Exercise prompt: Please write out the lines of the data exactly, beginning with the first and ending with the line containing "14, 15, 16];"; leave the pictures behind.
▬▬▬▬▬▬▬▬▬▬
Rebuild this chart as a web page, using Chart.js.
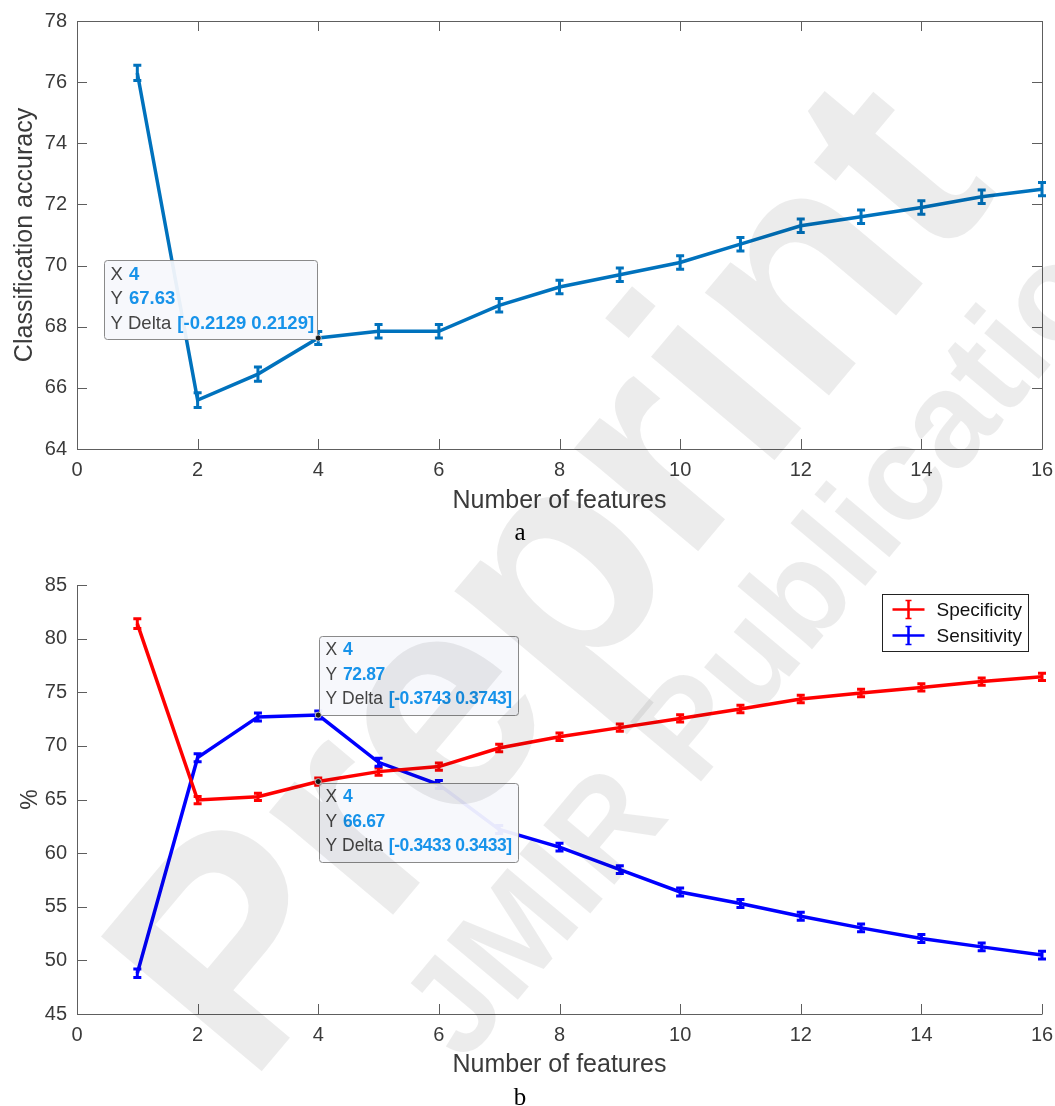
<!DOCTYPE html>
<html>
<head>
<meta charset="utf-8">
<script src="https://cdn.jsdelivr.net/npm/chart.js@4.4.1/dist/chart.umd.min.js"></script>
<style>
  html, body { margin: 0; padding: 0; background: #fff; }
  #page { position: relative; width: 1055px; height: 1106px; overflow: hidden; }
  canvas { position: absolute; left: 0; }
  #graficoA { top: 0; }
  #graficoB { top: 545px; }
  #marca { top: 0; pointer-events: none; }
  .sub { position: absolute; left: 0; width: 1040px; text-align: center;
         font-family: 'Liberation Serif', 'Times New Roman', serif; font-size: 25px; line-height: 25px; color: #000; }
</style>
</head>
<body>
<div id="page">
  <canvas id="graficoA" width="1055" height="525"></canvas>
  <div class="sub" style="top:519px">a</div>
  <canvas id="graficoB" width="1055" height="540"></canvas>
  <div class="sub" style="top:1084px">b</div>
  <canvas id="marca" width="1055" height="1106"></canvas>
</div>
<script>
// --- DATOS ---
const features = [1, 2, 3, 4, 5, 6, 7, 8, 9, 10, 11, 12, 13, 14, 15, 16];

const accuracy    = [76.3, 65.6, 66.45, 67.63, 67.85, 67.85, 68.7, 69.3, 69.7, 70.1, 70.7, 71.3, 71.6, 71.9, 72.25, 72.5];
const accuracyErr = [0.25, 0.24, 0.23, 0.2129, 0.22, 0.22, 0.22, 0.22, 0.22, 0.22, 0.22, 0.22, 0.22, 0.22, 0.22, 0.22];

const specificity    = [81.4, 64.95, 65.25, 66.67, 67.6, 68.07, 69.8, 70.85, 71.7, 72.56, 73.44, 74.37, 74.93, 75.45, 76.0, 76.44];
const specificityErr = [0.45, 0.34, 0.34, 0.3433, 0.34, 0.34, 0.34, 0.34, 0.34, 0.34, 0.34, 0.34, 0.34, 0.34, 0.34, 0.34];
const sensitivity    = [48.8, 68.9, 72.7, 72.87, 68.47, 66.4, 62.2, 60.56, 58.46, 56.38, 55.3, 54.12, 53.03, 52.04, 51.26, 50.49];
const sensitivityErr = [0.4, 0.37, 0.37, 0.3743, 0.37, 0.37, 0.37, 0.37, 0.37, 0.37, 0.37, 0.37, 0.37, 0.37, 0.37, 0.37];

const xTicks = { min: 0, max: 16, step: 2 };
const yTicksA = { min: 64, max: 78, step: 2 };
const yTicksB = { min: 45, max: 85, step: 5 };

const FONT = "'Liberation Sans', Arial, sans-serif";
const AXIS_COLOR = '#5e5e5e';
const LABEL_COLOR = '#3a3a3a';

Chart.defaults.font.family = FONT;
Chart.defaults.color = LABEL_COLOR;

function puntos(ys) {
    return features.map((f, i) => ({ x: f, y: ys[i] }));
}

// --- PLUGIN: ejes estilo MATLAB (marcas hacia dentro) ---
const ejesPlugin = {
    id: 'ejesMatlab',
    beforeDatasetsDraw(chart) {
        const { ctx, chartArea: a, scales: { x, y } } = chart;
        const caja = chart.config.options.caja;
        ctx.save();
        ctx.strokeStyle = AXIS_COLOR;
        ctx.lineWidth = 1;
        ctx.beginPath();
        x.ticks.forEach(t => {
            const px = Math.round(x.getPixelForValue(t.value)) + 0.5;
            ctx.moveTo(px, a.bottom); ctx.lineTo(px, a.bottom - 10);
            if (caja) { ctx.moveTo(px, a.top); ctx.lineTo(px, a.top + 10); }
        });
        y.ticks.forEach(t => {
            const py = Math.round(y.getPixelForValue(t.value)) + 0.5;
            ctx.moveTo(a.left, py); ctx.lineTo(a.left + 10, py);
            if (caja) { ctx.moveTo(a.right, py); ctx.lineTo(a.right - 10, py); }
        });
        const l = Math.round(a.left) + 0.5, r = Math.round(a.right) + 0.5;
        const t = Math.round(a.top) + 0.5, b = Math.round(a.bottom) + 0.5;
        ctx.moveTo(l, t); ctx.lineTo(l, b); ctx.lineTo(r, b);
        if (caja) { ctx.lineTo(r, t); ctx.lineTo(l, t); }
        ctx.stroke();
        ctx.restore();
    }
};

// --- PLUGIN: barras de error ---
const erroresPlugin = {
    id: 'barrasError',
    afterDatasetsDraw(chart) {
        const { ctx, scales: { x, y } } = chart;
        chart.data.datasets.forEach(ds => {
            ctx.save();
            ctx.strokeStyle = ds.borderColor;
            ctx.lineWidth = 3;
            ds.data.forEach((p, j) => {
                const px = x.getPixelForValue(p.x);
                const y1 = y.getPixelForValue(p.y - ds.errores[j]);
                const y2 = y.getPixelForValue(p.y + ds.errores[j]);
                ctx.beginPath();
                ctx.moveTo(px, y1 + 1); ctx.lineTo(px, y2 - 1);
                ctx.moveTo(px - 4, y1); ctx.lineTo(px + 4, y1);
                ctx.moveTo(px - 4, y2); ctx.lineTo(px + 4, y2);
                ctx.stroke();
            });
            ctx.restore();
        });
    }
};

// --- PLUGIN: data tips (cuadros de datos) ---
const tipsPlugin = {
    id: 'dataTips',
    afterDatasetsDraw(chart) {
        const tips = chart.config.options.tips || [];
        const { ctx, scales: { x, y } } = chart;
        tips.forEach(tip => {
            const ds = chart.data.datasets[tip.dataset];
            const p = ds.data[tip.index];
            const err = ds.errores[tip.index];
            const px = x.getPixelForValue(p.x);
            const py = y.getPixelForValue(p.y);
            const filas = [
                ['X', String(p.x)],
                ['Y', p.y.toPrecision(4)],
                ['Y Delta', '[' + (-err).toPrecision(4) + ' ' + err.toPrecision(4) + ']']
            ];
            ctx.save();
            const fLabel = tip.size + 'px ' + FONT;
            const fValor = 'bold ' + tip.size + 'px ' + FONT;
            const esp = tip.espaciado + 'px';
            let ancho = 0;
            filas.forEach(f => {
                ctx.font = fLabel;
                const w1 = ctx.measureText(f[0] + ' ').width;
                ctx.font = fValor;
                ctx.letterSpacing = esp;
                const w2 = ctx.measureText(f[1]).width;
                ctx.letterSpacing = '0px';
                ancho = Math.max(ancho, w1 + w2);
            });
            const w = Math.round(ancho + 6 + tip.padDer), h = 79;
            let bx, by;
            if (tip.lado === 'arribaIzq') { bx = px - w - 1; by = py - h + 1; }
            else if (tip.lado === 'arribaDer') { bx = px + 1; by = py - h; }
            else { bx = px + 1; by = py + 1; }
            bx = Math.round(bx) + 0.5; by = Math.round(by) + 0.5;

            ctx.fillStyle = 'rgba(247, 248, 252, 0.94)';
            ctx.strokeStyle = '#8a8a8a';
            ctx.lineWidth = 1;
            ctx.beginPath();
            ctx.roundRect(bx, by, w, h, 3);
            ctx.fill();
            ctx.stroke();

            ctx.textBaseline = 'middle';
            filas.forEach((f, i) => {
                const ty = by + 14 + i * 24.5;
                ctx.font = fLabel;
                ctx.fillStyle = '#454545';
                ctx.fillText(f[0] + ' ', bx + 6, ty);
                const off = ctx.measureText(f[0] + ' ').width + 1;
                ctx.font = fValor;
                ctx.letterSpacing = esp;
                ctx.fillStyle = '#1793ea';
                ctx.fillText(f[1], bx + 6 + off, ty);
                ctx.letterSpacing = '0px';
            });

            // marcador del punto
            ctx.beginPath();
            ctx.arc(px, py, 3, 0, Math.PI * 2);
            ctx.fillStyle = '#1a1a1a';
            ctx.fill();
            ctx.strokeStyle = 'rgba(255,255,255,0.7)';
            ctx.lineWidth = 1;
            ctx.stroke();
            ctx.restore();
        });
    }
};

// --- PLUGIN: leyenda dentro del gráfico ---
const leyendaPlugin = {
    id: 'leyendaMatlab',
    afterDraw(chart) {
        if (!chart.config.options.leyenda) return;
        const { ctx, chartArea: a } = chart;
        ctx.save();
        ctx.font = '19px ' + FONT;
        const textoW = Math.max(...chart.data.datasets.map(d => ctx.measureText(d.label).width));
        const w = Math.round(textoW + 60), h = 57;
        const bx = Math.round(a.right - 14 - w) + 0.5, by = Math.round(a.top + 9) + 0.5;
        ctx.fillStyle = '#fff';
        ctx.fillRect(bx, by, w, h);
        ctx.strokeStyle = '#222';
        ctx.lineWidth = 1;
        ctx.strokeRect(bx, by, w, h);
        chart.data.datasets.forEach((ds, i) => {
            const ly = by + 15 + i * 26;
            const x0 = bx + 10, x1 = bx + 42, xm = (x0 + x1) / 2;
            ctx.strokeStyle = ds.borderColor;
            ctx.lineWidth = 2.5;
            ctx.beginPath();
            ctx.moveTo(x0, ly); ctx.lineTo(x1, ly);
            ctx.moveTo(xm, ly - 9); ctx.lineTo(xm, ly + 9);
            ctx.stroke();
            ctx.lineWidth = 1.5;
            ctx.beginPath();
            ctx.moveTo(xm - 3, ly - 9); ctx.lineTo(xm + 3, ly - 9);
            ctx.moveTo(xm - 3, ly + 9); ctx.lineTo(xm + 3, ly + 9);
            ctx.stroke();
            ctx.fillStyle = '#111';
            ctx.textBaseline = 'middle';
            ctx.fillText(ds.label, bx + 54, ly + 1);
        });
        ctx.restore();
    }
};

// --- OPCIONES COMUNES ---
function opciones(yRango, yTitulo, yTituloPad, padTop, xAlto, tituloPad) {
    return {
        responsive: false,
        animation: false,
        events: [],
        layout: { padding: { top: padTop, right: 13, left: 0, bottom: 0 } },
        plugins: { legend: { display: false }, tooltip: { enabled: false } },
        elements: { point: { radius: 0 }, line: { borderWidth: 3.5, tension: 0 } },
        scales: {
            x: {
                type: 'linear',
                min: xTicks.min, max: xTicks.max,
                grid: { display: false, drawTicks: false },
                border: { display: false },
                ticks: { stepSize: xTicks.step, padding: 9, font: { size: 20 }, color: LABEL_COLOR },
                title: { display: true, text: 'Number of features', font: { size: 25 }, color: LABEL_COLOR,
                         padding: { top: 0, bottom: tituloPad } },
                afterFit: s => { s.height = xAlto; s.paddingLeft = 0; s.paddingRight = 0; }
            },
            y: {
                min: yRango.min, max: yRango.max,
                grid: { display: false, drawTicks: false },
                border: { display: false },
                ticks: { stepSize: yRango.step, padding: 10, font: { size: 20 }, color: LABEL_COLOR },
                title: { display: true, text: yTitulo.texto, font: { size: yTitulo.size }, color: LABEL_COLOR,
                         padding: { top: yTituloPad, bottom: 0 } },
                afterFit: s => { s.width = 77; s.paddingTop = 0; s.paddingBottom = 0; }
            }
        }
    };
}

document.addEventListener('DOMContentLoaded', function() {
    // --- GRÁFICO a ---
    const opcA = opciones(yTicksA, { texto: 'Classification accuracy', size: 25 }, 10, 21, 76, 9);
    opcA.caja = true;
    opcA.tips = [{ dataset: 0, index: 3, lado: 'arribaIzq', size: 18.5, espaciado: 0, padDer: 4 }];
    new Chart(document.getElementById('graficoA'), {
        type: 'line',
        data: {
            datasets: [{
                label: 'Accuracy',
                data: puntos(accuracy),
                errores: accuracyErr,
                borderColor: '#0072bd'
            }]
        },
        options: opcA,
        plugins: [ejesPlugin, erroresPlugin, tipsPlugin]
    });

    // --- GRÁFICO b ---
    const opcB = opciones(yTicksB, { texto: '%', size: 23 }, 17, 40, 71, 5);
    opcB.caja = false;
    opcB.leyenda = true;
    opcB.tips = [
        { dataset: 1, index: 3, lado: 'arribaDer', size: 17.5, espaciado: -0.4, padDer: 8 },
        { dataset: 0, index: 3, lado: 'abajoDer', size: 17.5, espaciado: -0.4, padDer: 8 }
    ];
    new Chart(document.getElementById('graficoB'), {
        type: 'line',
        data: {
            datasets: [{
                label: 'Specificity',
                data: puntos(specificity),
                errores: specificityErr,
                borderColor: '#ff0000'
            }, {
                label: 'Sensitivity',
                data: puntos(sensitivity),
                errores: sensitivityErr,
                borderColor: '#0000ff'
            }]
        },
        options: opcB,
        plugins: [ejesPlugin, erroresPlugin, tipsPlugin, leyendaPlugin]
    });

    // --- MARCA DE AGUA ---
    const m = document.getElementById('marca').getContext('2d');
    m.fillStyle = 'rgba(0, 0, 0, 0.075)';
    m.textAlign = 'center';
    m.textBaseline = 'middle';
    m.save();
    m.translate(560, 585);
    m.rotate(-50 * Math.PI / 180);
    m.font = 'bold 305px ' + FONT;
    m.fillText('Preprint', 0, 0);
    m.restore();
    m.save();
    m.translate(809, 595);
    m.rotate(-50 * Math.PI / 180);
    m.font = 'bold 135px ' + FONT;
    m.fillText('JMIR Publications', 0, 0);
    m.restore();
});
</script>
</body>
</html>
▬▬▬▬▬▬▬▬▬▬
Expected answer:
Rebuild this chart as a web page, using Chart.js.
<!DOCTYPE html>
<html>
<head>
<meta charset="utf-8">
<script src="https://cdn.jsdelivr.net/npm/chart.js@4.4.1/dist/chart.umd.min.js"></script>
<style>
  html, body { margin: 0; padding: 0; background: #fff; }
  #page { position: relative; width: 1055px; height: 1106px; overflow: hidden; }
  canvas { position: absolute; left: 0; }
  #graficoA { top: 0; }
  #graficoB { top: 545px; }
  #marca { top: 0; pointer-events: none; }
  .sub { position: absolute; left: 0; width: 1040px; text-align: center;
         font-family: 'Liberation Serif', 'Times New Roman', serif; font-size: 25px; line-height: 25px; color: #000; }
</style>
</head>
<body>
<div id="page">
  <canvas id="graficoA" width="1055" height="525"></canvas>
  <div class="sub" style="top:519px">a</div>
  <canvas id="graficoB" width="1055" height="540"></canvas>
  <div class="sub" style="top:1084px">b</div>
  <canvas id="marca" width="1055" height="1106"></canvas>
</div>
<script>
// --- DATOS ---
const features = [1, 2, 3, 4, 5, 6, 7, 8, 9, 10, 11, 12, 13, 14, 15, 16];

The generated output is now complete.